Qui connaît mieux que moi le prix de la santé ? Je l’ai perdue sans ressource, mais comptez que personne au monde ne s’intéresse comme moi à la vôtre, car j’aime la France, je regrette la perte du bon goût, et je vous suis véritablement attaché. Je compte aller prendre les eaux dès que le soleil fondra un peu nos frimas ; mais quelles eaux ? je n’en sais rien. Si vous en preniez, les vôtres seraient les miennes.

J’ai envoyé à ma nièce deux volumes où j’ai réformé, autant que je l’ai pu, tout ce que vous avez eu la bonté de remarquer dans le Siècle de Louis XIV. Je vous avertis très-sérieusement que, si on imprime cet ouvrage en France, corrigé selon vos vues, je vous le dédie, par la raison que si Corneille, vivait je lui dédierais une tragédie.

Permettez que je vous envoie deux-petits morceaux que j’ajoute à ce Siècle : ils sont bien à la gloire de Louis XIV. Je vous supplie, quand vous les aurez lus, de les envoyer à ma nièce, afin qu’elle les joigne à l’imprimé corrigé qu’elle doit avoir entre les mains.

Je vous avoue que j’ai peine à comprendre cet air d’ironie que vous me reprochez sur Louis XIV. Daignez relire seulement cette page imprimée, et voyez si on peut faire Louis XIV plus grand.

J’ai traité, je crois, comme je le devais, l’article de la conversion du maréchal de Turenne. J’ai adouci les teintes, autant que le peut un homme aussi fermement persuadé que moi qu’un vieux[1] généra], un vieux politique, et un vieux galant, ne change point de religion par un coup de la grâce.

Enfin j’ai tâché en tout de respecter la vérité, de rendre ma patrie respectable aux yeux de l’Europe, et de détruire une partie des impressions odieuses que tant de nations conservent encore contre Louis XIV et contre nous. Si j’en avais dit davantage, j’aurais révolté. On parle notre langue dans l’Europe, grâce à nos bons écrivains ; nous avons enseigné les nations, mais on n’en hait pas moins notre gouvernement ; croyez-en un homme qui a vu l’Angleterre, l’Allemagne, et la Hollande.

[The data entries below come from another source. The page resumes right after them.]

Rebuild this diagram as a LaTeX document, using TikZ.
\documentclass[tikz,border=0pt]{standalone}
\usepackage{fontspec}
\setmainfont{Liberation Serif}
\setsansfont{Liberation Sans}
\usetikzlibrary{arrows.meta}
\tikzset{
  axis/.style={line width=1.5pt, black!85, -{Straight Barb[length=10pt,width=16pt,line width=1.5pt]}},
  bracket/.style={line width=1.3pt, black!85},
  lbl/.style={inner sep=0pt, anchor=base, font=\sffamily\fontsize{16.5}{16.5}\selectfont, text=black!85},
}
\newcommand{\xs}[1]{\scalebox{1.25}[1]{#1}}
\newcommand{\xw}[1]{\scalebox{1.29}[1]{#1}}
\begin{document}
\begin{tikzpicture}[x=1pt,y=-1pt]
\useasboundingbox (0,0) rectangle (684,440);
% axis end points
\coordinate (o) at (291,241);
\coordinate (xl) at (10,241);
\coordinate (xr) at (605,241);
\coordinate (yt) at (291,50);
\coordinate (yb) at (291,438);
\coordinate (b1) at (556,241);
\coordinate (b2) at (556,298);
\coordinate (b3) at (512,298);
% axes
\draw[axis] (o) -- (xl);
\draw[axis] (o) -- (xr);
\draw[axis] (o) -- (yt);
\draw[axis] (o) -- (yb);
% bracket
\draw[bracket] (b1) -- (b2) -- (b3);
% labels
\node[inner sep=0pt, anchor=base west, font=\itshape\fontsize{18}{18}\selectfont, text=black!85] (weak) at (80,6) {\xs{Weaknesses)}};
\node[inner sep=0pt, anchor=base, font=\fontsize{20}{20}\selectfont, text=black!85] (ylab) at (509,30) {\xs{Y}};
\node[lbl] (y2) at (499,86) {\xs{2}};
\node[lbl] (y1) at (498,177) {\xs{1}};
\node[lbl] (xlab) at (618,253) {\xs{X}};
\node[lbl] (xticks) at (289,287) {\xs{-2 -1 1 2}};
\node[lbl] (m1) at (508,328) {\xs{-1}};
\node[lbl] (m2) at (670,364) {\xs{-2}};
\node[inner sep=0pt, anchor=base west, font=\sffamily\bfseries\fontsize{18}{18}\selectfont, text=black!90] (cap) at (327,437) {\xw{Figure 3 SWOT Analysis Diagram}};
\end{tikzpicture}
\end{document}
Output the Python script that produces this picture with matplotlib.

Si vous pouvez, par votre suffrage et par vos bons offices, m’obtenir la permission tacite de laisser publier en France l’ouvrage tel que je l’ai réformé, vous empêcherez que l’édition imparfaite, qui commence à percer en Allemagne, ne paraisse en France. On ne pourra certainement empêcher que les libraires de Rouen et de Lyon ne contrefassent cette édition vicieuse, et il vaut mieux laisser paraître le livre bien fait que mal fait.

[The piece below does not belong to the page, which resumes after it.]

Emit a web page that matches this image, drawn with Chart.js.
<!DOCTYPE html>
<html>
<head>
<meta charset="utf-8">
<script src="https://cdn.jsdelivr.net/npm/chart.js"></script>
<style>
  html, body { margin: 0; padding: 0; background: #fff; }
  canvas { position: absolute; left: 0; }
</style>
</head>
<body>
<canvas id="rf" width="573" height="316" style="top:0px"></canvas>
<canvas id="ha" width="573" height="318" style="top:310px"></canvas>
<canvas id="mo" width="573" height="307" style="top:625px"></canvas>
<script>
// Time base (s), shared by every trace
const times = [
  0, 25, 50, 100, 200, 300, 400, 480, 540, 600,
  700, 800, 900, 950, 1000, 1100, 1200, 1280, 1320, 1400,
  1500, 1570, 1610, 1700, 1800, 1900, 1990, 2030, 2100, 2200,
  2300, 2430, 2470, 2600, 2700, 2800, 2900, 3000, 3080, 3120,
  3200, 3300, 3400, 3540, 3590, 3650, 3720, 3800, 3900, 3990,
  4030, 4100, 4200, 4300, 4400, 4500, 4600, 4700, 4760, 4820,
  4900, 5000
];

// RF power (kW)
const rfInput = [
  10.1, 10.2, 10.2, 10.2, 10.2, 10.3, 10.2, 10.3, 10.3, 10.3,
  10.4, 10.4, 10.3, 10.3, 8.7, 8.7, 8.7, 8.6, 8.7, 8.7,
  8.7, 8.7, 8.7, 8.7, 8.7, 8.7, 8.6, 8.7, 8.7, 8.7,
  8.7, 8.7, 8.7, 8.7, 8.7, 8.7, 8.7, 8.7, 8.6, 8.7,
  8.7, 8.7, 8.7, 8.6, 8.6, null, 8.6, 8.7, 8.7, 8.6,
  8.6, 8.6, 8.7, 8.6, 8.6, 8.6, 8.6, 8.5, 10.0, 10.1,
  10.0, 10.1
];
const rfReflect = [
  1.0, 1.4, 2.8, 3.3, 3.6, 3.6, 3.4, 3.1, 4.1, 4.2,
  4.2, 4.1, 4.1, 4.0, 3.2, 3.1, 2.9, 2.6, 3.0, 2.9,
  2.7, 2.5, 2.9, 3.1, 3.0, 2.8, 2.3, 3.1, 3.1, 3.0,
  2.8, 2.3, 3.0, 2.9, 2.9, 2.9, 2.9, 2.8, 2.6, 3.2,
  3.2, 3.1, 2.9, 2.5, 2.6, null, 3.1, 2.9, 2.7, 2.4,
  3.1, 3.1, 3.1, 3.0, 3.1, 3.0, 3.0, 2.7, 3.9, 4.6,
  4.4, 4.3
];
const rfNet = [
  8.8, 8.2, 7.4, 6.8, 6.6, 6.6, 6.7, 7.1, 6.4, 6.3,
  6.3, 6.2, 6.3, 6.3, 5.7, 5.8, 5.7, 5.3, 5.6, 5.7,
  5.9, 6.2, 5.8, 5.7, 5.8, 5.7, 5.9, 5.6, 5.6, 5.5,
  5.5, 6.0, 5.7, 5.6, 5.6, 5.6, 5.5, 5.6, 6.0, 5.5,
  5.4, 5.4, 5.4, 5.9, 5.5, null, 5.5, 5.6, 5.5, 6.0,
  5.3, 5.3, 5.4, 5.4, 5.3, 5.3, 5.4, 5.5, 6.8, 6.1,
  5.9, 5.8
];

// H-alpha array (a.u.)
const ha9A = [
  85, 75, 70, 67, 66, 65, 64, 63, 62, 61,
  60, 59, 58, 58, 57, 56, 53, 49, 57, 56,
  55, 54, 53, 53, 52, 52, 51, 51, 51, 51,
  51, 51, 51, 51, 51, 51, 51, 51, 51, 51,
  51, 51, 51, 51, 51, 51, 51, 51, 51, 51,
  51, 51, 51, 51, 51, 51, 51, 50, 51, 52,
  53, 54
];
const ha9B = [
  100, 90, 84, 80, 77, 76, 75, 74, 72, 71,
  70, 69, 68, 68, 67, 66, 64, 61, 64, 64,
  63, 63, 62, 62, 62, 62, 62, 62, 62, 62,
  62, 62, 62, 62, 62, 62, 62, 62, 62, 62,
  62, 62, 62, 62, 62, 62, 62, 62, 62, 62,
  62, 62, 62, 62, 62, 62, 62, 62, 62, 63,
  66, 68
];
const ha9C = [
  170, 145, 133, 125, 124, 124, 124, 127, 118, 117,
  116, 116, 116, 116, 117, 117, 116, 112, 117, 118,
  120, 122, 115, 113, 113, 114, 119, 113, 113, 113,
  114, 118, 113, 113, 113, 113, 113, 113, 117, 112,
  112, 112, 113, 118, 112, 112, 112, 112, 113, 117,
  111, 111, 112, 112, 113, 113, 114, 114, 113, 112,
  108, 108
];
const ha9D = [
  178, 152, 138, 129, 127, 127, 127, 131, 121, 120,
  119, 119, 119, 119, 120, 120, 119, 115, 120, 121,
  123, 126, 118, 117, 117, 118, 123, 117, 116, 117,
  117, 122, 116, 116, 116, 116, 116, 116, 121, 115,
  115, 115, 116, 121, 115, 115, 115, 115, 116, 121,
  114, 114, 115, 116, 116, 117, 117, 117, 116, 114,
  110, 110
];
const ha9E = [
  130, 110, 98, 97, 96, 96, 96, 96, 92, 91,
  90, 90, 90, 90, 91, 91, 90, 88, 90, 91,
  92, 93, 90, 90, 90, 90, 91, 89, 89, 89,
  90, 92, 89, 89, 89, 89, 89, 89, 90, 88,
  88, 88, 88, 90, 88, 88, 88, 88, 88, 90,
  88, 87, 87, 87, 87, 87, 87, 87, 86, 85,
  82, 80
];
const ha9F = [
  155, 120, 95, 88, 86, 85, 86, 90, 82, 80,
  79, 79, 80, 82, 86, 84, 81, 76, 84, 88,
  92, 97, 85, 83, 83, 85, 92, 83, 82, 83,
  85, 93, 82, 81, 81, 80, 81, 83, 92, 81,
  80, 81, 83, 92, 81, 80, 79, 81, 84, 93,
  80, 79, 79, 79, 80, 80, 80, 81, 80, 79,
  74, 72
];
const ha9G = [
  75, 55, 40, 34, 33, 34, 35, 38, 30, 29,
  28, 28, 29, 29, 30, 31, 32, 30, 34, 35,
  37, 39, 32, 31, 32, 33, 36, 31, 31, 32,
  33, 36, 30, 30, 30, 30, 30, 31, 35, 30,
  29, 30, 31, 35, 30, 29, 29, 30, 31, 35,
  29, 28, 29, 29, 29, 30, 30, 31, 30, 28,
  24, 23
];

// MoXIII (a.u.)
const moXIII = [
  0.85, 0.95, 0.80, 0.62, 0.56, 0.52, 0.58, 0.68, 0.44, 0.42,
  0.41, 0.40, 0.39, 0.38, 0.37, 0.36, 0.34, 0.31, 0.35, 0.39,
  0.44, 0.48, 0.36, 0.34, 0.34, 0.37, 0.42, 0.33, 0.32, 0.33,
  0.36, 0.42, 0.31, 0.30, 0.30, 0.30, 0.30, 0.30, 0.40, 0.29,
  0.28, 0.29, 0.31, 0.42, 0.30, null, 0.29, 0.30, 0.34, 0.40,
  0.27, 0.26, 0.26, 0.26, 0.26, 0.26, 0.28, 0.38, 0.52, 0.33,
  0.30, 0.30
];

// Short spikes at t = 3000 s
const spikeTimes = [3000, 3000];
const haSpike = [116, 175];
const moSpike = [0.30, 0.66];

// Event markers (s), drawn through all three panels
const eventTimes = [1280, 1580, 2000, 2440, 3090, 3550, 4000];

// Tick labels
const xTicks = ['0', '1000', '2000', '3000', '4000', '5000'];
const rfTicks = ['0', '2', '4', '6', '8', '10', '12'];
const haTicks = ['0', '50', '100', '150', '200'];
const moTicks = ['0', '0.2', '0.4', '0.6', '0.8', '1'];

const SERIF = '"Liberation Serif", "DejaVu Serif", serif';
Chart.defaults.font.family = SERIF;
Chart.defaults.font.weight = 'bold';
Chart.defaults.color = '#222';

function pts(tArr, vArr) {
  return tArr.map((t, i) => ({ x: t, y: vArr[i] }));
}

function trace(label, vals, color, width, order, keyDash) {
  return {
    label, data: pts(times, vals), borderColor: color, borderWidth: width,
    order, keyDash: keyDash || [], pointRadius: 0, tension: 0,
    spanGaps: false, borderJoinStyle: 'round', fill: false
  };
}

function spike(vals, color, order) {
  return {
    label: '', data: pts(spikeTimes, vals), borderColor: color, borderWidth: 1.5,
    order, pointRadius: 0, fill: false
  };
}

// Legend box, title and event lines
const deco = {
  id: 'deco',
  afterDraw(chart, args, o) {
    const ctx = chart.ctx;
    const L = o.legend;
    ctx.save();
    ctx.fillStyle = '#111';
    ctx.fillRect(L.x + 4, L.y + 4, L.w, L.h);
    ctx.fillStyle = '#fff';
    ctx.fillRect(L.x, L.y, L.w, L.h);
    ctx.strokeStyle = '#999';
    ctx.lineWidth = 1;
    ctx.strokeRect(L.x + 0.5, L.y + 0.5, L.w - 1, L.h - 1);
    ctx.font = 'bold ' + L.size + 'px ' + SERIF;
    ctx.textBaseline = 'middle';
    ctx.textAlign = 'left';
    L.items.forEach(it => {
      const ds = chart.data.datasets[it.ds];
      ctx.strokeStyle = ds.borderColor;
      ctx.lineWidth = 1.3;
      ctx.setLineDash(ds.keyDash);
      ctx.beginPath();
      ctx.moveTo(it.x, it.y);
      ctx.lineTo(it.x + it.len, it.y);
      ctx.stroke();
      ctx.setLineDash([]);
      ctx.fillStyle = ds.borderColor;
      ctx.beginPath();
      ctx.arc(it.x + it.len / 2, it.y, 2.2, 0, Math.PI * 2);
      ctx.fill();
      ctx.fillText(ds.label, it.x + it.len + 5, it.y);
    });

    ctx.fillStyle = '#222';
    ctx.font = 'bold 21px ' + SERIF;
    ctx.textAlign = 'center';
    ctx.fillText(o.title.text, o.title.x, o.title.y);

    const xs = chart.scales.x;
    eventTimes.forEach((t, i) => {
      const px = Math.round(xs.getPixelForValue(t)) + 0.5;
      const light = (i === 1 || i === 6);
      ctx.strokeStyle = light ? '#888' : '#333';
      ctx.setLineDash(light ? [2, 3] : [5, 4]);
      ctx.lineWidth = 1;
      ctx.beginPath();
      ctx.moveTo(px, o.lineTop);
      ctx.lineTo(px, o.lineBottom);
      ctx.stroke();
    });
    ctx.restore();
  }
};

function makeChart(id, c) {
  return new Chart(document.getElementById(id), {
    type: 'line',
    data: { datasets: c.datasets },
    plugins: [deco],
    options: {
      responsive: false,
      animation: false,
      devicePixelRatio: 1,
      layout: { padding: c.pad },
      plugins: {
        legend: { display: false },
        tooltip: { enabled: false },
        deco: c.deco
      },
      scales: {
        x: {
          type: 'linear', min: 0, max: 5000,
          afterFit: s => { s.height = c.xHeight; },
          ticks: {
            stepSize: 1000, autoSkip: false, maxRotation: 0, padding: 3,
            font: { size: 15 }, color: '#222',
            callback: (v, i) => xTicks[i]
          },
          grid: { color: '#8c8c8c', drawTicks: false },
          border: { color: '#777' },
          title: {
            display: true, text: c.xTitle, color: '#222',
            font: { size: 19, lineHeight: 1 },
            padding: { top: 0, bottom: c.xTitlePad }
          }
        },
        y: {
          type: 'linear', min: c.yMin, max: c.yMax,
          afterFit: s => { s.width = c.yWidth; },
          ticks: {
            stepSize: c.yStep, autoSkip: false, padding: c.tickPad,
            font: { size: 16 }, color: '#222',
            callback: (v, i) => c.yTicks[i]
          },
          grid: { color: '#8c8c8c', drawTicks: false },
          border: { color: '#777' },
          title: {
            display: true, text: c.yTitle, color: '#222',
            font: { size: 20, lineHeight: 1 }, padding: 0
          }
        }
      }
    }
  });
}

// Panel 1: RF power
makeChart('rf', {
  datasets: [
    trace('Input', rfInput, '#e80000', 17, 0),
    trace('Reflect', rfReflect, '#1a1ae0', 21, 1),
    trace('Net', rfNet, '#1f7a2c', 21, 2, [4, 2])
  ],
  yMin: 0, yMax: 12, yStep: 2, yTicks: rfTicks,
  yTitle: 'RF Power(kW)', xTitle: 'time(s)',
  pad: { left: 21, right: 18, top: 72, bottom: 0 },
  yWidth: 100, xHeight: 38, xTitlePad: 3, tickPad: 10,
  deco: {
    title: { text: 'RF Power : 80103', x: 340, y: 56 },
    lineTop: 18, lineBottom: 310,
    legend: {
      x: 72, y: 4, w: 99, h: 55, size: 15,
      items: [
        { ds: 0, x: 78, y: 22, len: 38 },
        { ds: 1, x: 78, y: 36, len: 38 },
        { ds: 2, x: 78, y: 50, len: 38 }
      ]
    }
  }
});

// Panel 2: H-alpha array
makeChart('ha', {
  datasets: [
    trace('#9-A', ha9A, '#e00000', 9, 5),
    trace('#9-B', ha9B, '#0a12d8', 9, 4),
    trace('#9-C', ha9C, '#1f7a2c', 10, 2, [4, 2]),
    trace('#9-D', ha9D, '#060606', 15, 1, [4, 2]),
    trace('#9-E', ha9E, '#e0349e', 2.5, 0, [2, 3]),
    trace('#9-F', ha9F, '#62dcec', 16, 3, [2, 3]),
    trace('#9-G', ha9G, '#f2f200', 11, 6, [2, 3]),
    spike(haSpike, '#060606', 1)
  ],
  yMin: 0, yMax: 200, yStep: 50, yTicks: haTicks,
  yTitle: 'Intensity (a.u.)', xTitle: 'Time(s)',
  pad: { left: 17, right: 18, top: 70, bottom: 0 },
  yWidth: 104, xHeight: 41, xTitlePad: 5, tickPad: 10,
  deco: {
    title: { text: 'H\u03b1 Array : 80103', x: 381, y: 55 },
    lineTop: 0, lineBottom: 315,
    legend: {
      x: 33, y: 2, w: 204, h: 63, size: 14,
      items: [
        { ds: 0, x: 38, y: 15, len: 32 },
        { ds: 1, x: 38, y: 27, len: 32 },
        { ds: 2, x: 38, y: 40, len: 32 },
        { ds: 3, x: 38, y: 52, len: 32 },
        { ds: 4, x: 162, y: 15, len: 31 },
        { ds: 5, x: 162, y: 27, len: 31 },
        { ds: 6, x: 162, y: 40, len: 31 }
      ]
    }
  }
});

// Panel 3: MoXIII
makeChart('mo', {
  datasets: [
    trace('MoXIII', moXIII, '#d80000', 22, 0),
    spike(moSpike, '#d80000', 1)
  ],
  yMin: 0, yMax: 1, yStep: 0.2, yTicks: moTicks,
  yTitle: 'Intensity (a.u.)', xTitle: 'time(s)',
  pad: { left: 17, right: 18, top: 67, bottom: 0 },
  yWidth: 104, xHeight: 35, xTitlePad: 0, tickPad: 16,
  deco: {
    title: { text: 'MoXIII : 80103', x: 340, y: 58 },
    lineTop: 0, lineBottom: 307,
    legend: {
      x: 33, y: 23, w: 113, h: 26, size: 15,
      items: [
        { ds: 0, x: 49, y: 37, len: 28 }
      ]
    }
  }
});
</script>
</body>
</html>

Ces difficultés sont abominables. J’ai sans peine un privilège de l’empereur pour dire que Léopold[2] était un poltron ; j’en ai un en Hollande pour dire que les Hollandais sont des ingrats, et que leur commerce dépérit ; je peux hardiment imprimer sous les yeux du roi de Prusse que son aïeul[3], le grand électeur, s’abaissa inutilement devant Louis XIV, et lui résista aussi inutilement. Il n’y aurait donc qu’en France où il ne me serait pas permis de faire paraître l’éloge de Louis XIV et de la France ! et cela, parce que je n’ai eu ni la bassesse ni la sottise de défigurer cet éloge par de honteuses réticences et par de lâches déguisements. Si on pense ainsi parmi vous, ai-je eu tort de finir ailleurs ma vie ? Mais, franchement, je crois que je la finirai dans un pays chaud : car le climat où je suis me fait autant de mal que les désagréments attachés en France à la littérature me font de peine.

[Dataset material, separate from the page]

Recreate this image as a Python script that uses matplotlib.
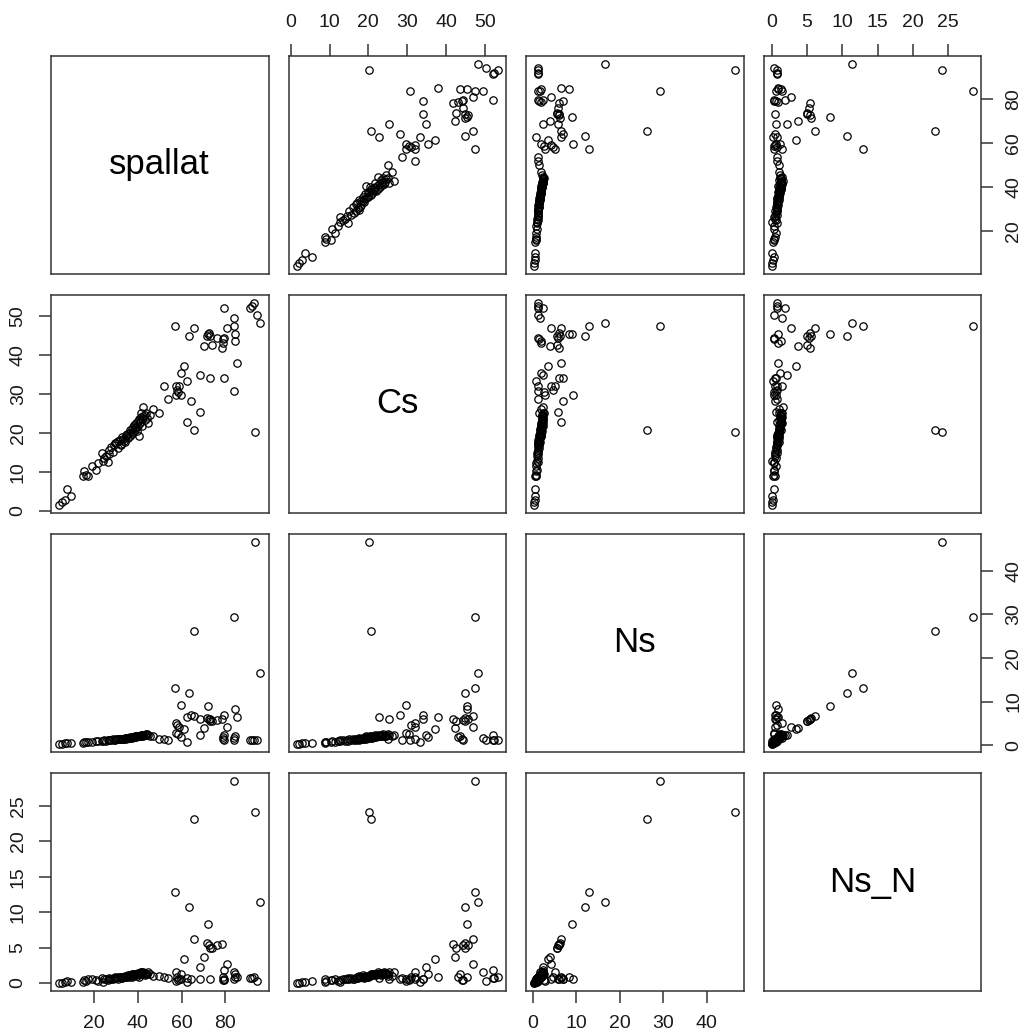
import numpy as np
import matplotlib.pyplot as plt

plt.rcParams['font.family'] = ['Liberation Sans', 'DejaVu Sans']

names = ['spallat', 'Cs', 'Ns', 'Ns_N']

spallat = [4.1, 5.5, 6.8, 7.9, 9.7, 15.0, 15.6, 16.4, 17.1, 19.1, 21.0, 22.0, 23.6, 24.0, 24.8,
           25.5, 26.2, 27.0, 28.0, 28.8, 29.5, 30.3, 31.0, 31.8, 32.5, 33.0, 33.6, 34.2, 34.8, 35.5,
           36.0, 36.6, 37.2, 37.8, 38.3, 38.9, 39.4, 39.9, 40.4, 40.9, 41.3, 41.8, 42.3, 42.6, 43.2,
           43.8, 44.5, 45.4, 46.9, 49.9,
           26.8, 29.0, 30.8, 32.2, 33.3, 34.5, 35.2, 36.3, 37.5, 38.0, 38.6, 39.1, 39.7, 40.1, 40.7,
           41.1, 41.6, 42.0, 43.5, 44.1,
           51.8, 53.6, 57.4, 58.1, 58.9, 57.4, 59.6, 58.5, 59.6, 61.1, 62.6, 64.1, 62.6, 65.6, 68.6,
           68.6, 73.1, 79.2, 57.0, 65.6, 63.3, 72.0, 71.5, 72.5, 73.0, 70.1, 73.8, 76.1, 78.3, 79.4,
           79.4, 80.7, 83.7, 83.7, 84.6, 84.6, 85.2, 83.7, 91.2, 92.0, 93.0, 94.3, 96.0, 93.4, 78.8,
           79.0]
Cs = [1.5, 2.2, 2.8, 5.6, 3.7, 8.8, 10.3, 9.2, 8.8, 11.4, 10.5, 12.2, 14.8, 12.8, 13.5,
      14.0, 12.6, 15.5, 16.4, 15.0, 17.5, 17.4, 16.0, 18.2, 17.0, 19.0, 18.0, 17.6, 19.5, 18.6,
      20.0, 19.2, 21.0, 20.2, 22.0, 20.8, 21.5, 23.0, 19.3, 22.4, 24.0, 21.8, 24.3, 26.7, 23.2,
      25.0, 22.6, 24.5, 26.0, 25.0,
      14.6, 16.8, 17.9, 16.8, 18.5, 18.9, 19.8, 20.6, 19.8, 21.4, 21.2, 22.6, 20.5, 21.7, 23.6,
      22.9, 25.2, 23.5, 24.6, 23.8,
      32.0, 28.6, 32.0, 31.1, 32.0, 29.8, 29.8, 30.5, 35.4, 37.1, 33.3, 28.1, 22.8, 20.7, 25.4,
      34.8, 34.0, 34.0, 47.4, 47.0, 44.9, 45.3, 45.0, 45.6, 44.8, 42.3, 42.7, 44.4, 41.9, 52.1,
      44.4, 47.0, 49.6, 47.4, 45.3, 43.6, 38.0, 30.7, 52.1, 52.5, 53.4, 50.3, 48.3, 20.2, 43.0,
      44.0]
Ns = [0.3, 0.35, 0.4, 0.45, 0.5, 0.6, 0.7, 0.65, 0.8, 0.8, 0.9, 0.85, 1.0, 0.9, 1.1,
      1.0, 1.2, 1.1, 1.2, 1.3, 1.2, 1.3, 1.4, 1.3, 1.5, 1.4, 1.5, 1.6, 1.5, 1.7,
      1.6, 1.8, 1.7, 1.9, 1.8, 2.0, 1.9, 2.1, 2.0, 2.2, 2.1, 2.3, 2.2, 2.4, 2.3,
      2.5, 2.4, 2.2, 2.0, 1.5,
      1.1, 1.25, 1.35, 1.45, 1.5, 1.6, 1.65, 1.7, 1.8, 1.85, 1.95, 2.0, 2.05, 2.1, 2.15,
      2.2, 2.25, 2.3, 2.35, 2.45,
      1.3, 1.2, 5.0, 4.6, 4.2, 2.7, 9.3, 2.6, 1.8, 3.6, 0.75, 6.9, 6.5, 26.2, 5.9,
      2.4, 6.1, 6.9, 13.0, 6.6, 12.0, 8.9, 6.2, 6.0, 5.6, 4.0, 5.5, 5.8, 6.0, 2.3,
      1.1, 4.2, 1.6, 29.3, 8.4, 2.0, 6.5, 1.2, 1.1, 1.1, 1.1, 1.1, 16.6, 46.6, 1.8,
      1.4]
Ns_N = [0.0, 0.05, 0.2, 0.3, 0.1, 0.2, 0.4, 0.3, 0.5, 0.6, 0.4, 0.3, 0.7, 0.1, 0.6,
        0.5, 0.4, 0.7, 0.6, 0.5, 0.8, 0.7, 0.6, 0.9, 0.8, 0.7, 0.9, 1.0, 0.8, 1.1,
        0.9, 1.0, 1.2, 1.0, 1.1, 1.3, 1.2, 1.4, 0.9, 1.3, 1.5, 1.2, 1.4, 1.6, 1.1,
        1.3, 1.5, 1.2, 1.0, 1.0,
        0.5, 0.7, 0.8, 0.7, 0.9, 0.8, 1.0, 1.1, 0.9, 1.2, 1.1, 1.3, 1.0, 1.2, 1.4,
        1.3, 1.5, 1.3, 1.4, 1.2,
        0.8, 0.7, 1.5, 0.8, 0.5, 0.3, 0.6, 0.4, 1.2, 3.4, 0.2, 0.5, 0.7, 23.1, 0.6,
        2.2, 0.5, 0.6, 12.9, 6.2, 10.7, 8.3, 5.6, 5.4, 5.0, 3.7, 5.0, 5.3, 5.5, 1.9,
        0.4, 2.7, 1.5, 28.5, 0.9, 1.3, 0.9, 0.6, 0.7, 0.7, 0.8, 0.3, 11.4, 24.1, 0.9,
        0.4]

ticks = {'spallat': [20, 40, 60, 80],
         'Cs': [0, 10, 20, 30, 40, 50],
         'Ns': [0, 10, 20, 30, 40],
         'Ns_N': [0, 5, 10, 15, 20, 25]}

data = {'spallat': np.array(spallat), 'Cs': np.array(Cs),
        'Ns': np.array(Ns), 'Ns_N': np.array(Ns_N)}

def lims(v):
    # R style 4% padding
    lo, hi = v.min(), v.max()
    d = 0.04 * (hi - lo)
    return lo - d, hi + d

fig, axes = plt.subplots(4, 4, figsize=(10.33, 10.32), dpi=100)
plt.subplots_adjust(left=0.0494, right=0.9497, bottom=0.0397, top=0.946,
                    wspace=0.092, hspace=0.097)

tcol = '#1a1a1a'
for i in range(4):
    for j in range(4):
        ax = axes[i][j]
        for s in ax.spines.values():
            s.set_color('#333333')
            s.set_linewidth(1.1)
        ax.tick_params(which='both', bottom=False, top=False, left=False, right=False,
                       labelbottom=False, labeltop=False, labelleft=False, labelright=False)
        if i == j:
            ax.text(0.5, 0.5, names[i], ha='center', va='center', fontsize=25,
                    transform=ax.transAxes)
            ax.set_xticks([])
            ax.set_yticks([])
            continue
        x = data[names[j]]
        y = data[names[i]]
        ax.plot(x, y, 'o', mfc='none', mec='black', ms=5.3, mew=0.9)
        ax.set_xlim(lims(x))
        ax.set_ylim(lims(y))
        ax.set_xticks(ticks[names[j]])
        ax.set_yticks(ticks[names[i]])

        kw = dict(length=8.5, width=1.1, pad=9, labelsize=14, colors='#333333',
                  labelcolor=tcol, direction='out')
        if i == 0 and j % 2 == 1:
            ax.tick_params(axis='x', top=True, labeltop=True, **kw)
        if i == 3 and j % 2 == 0:
            ax.tick_params(axis='x', bottom=True, labelbottom=True, **kw)
        if j == 0 and i % 2 == 1:
            ax.tick_params(axis='y', left=True, labelleft=True, labelrotation=90, **kw)
        if j == 3 and i % 2 == 0:
            ax.tick_params(axis='y', right=True, labelright=True, labelrotation=90, **kw)
        for lab in ax.get_yticklabels():
            lab.set_va('center')

plt.savefig('out.png', dpi=100)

Voyez, mon cher et illustre confrère, si vous voulez avoir le courage de me servir. En ce cas, vous me procurerez un très-grand bonheur, celui de vous voir. Permettez-moi de vous prier d’assurer de mes respects M. d’Argenson et Mme  du Deffant. Bonsoir ; je me meurs, et vous aime.

P. S. Que je vous demande pardon d’avoir dit qu’il y avait quarante à cinquante pas à nager au passage du Rhin : il n’y en a que douze ; Pellisson même le dit. J’ai vu une femme qui a passé vingt fois le Rhin sur son cheval, en cet endroit, pour frauder la douane de cet épouvantable fort du Tholus[4]. Le fameux fort de Schenck, dont parle Boileau, est une ancienne gentilhommière qui pouvait se défendre du temps du duc d’Albe. Croyez-moi, encore une fois, j’aime la vérité et ma patrie ; je vous prie de le dire à M. d’Argenson.

  1. Voyez tome XIV, page 272.
  2. Léopold Ier ; chapitre xiv du Siècle de Louis XIV.
  3. Lisez bisaieul.
  4. C’est le nom que Boileau donne au village de Tolhuis, ep. iv, v. 55.